My theatrical spiv character played into the stereotype created by post war comedies on television, the radio and cinema. During the war years spivs bent the rules and sold everyday stuff that wasn’t available in the shops. After the war however they either went back to conventional jobs, traded more legitimately on the fringes of the black market or became criminals. But in popular culture George Cole who appeared as Flash Harry in the 1954 film The Belles of St Trinian’s, Terry-Thomas as Alfred Green in the 1956 Boulting Brothers movie Brothers in Law were fast-talking limable rogues.
And the radio comedian Arthur English personified the archetypal spiv in the BBC radio programme Bandbox as The Prince of the Wide Boys in which he refined the appearance of the character: pencil moustache, wide-brimmed hat, light-coloured suit and a bright patterned tie.

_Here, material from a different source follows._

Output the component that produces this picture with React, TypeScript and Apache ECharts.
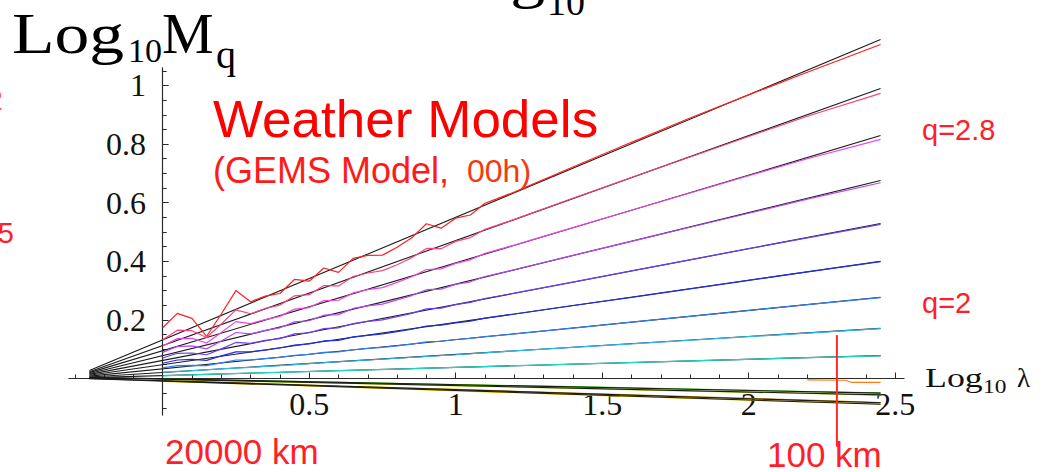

Perhaps in reality the real spiv was closer to the criminal and sociopath Pinkie Brown in Brighton Rock Graham Greene’s pre-war novel of Brighton gangland, and the black marketeer Harry Lime in The Third Man in the 1949 Carol Reed film. Vicious, selfish and violent, these characters represented the dark side of the spiv. As the war broke out in 1939 and bombs brought chaos to London the light fingered saw an opportunity to relieve bombed homes and shops of their goods. With shortages both during and after the war criminals quickly filled the market selling anything from petticoats to petrol, and with fewer police and the blackout, crime soared. Despite the threat of £500 fines and prison sentences this new class of businessmen graduated from selling excess clothing coupons to clearing out entire warehouses at the point of a gun and formed the nucleus of the crime gangs of the 1950s.
Writing in The Guardian in 2010 Duncan Campbell wrote about Billy Hill, a dapper gangster from Seven Dials in London who would emerge from the war as the leading figure in the capital’s underworld. Campbell wrote: “He immediately appreciated what a fabulous opportunity the war presented. ‘I don’t pretend to be a King and country man, but I must say I did put my name down to serve and until they came to get me I was making the most out of a situation,’ said Hill in his ghosted autobiography, Boss of Britain’s Underworld, published in 1955. ‘So that big, wide, handsome and, oh, so profitable black market walked into our ever open arms. Some day someone should write a treatise on Britain’s wartime black market. It was the most fantastic side of civilian life in wartime. Make no mistake. It cost Britain millions of pounds. I didn’t merely make use of the black market. I fed it.’” It’s a telling anecdote from a man who went on organise bank robberies and bullion heists and to be mentor to the Kray twins.
These real life spivs were a long way from Private Walker and his pork chops destined for Captain Mainwaring’s dinner table in Dad’s Army, or indeed my illicit bottles of Scotch or black market nylons offered to the citizens of Axbridge.